The last PUNISHER – WAR ZONE succeeded because it stayed true to the original (and so did Goldblatt’s PUNISHER before it was censored for an R-rating). ELEKTRA was a joke, because executives figured they have to pour gallons of softener over the movie to make sure it just indicates violence instead of showing it (even TOM & JERRY are more excessive than ELEKTRA). Elektra, in fact, as probably killed more people than any other Marvel character.

And then there was GHOST RIDER, and if you know the graphic novel and have seen the film it needs no further explanation what you should or shouldn’t do when adapting material like this. GHOST RIDER is a wonderful manual of how-not-to-do, and for many more reasons many other great creative works for mature audiences will never make it into cinemas, and if so they’ll be painful to watch or at least utterly forgettable attempts.

Now THE LOSERS has arrived: brash, loud and violent it ploughs its way through territory previously associated with THE PUNISHER, mercenary movies, James Bond franchises, MIAMI VICE or the A-TEAM. It retains a graphic novel’s episodic character, jumping into the story at the beginning and leaving it without a real ending, preparing ground for part two. Nevertheless it’s satisfying enough for us not to leave the theatre puzzled. On the contrary, it leaves us wishing for more.

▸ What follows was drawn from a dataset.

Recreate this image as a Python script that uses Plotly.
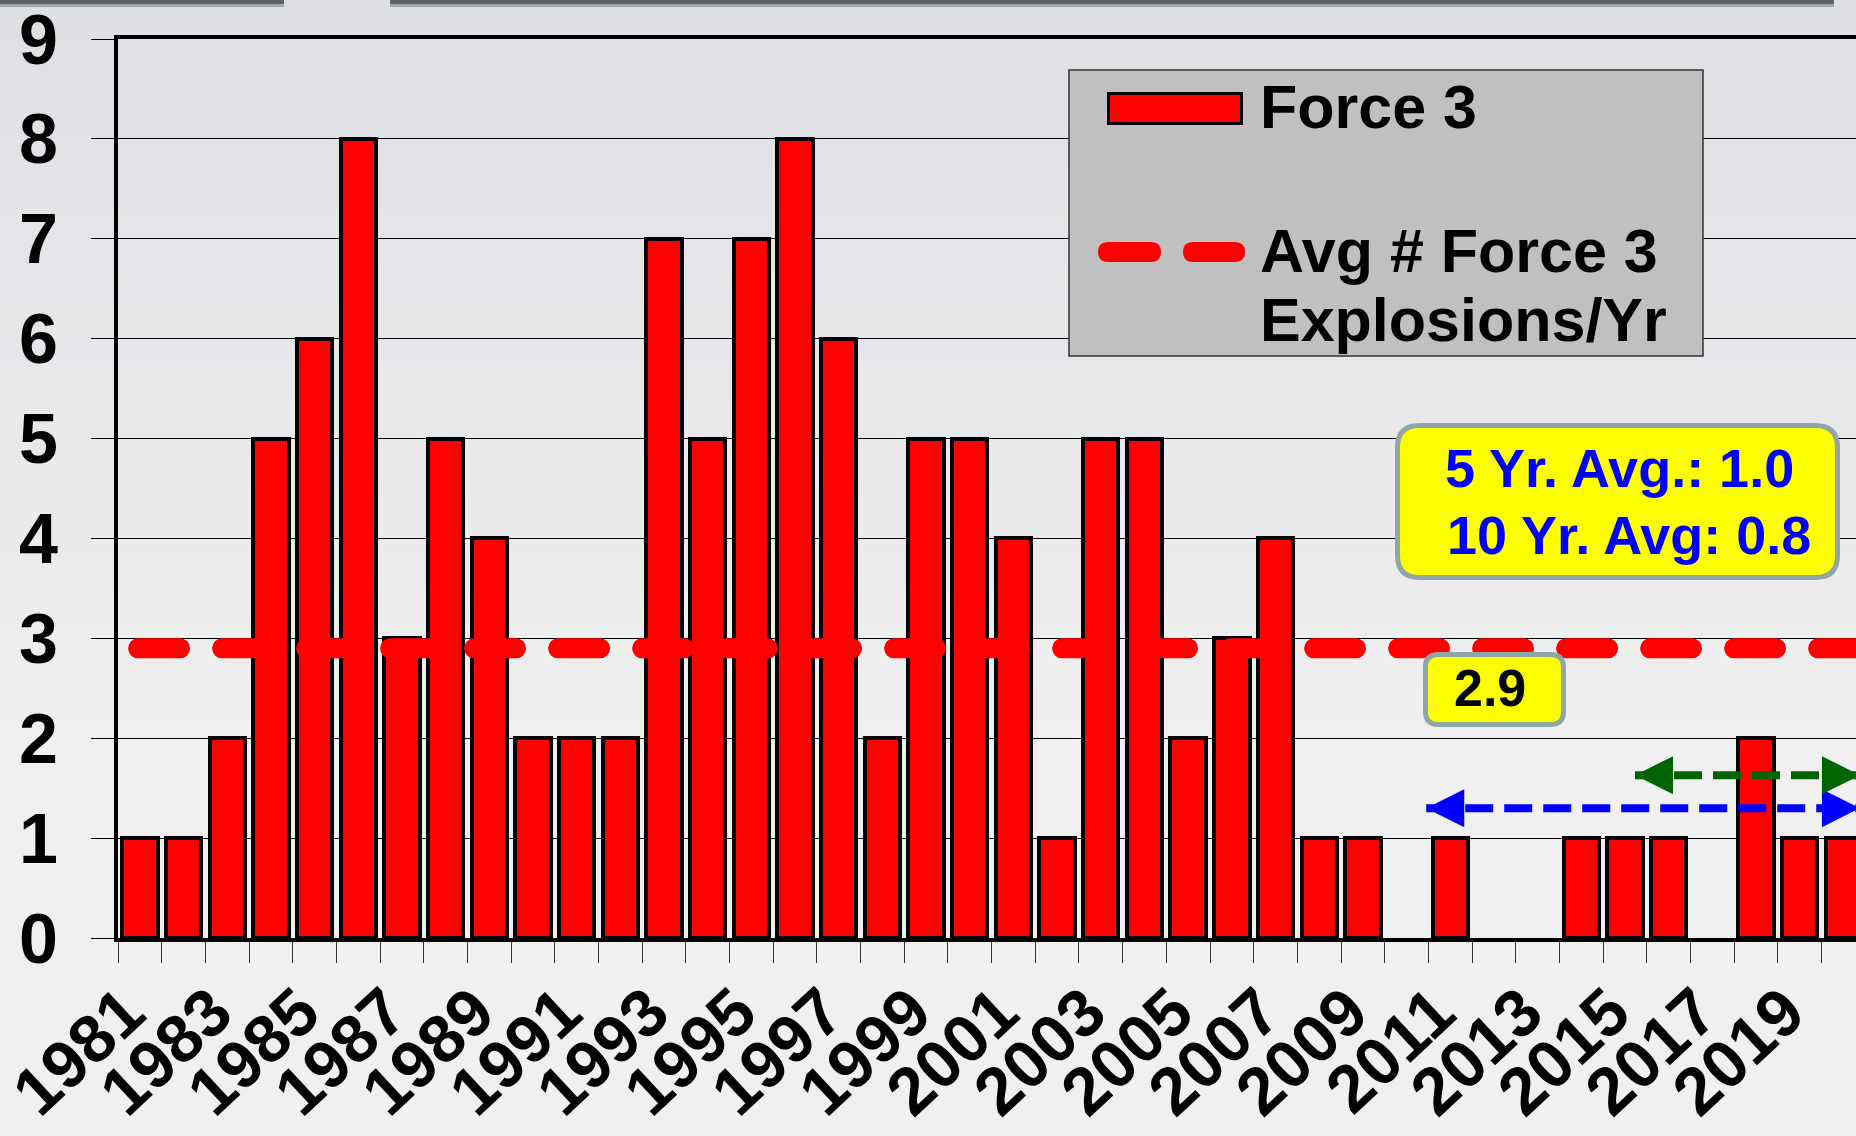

The comic character of the material is well captured in many of its highly stylized sequences, notably the fabulous initial fight between Clay and Zoe resembling a ballet-like choreography that quickly turns into a mating ritual (which continues with its anticipated last act later). The villain consequently is a larger-than-life figure whose overacting is methodological and fits the character once you get it. The story dares to go far beyond Bond nonsense, dealing with warfare 3.0 and ridiculous amounts of money and material. The plot twists the movie pulls out of the sleeve are equally ridiculous: what works for graphic novels doesn’t necessarily work in movies, so THE LOSERS appears very jumpy at times, with the characters often acting beyond reason and very little insight into their behavior.

That doesn’t mean the characters are flat though: thanks to the humor THE LOSERS feels human and it is actually really funny. Clocking in at about 90 minutes the movie spends most of its time on humor and action (PG-13 that is, and that’s good enough here), and it’s simply too fast paced to go into details. It doesn’t ask questions, it just presents us with the bare facts. We can take it or leave it, but THE LOSERS always quickly moves on. No rest for the wicked.

THE LOSERS is conceptual and comical, and without buying into that there is no way you’ll consider it a good movie. But just like assessing a graphic novel doesn’t exactly follow the same parameters as assessing a work of literature, THE LOSERS scores pretty high once put in perspective. It is anything but perfect, with a low-key cast and director, limited depth and many other small issues, but it still comes out superior to junk like GHOST RIDER thanks to it’s gung-ho attitude and staying true to the comic series.

This isn’t Toontown, this is Space Mountain. The best you can do is to enjoy the ride. If you can’t do that, don’t watch it. If you can, the reward is all yours. So buckle up and never take your eyes off the road ahead.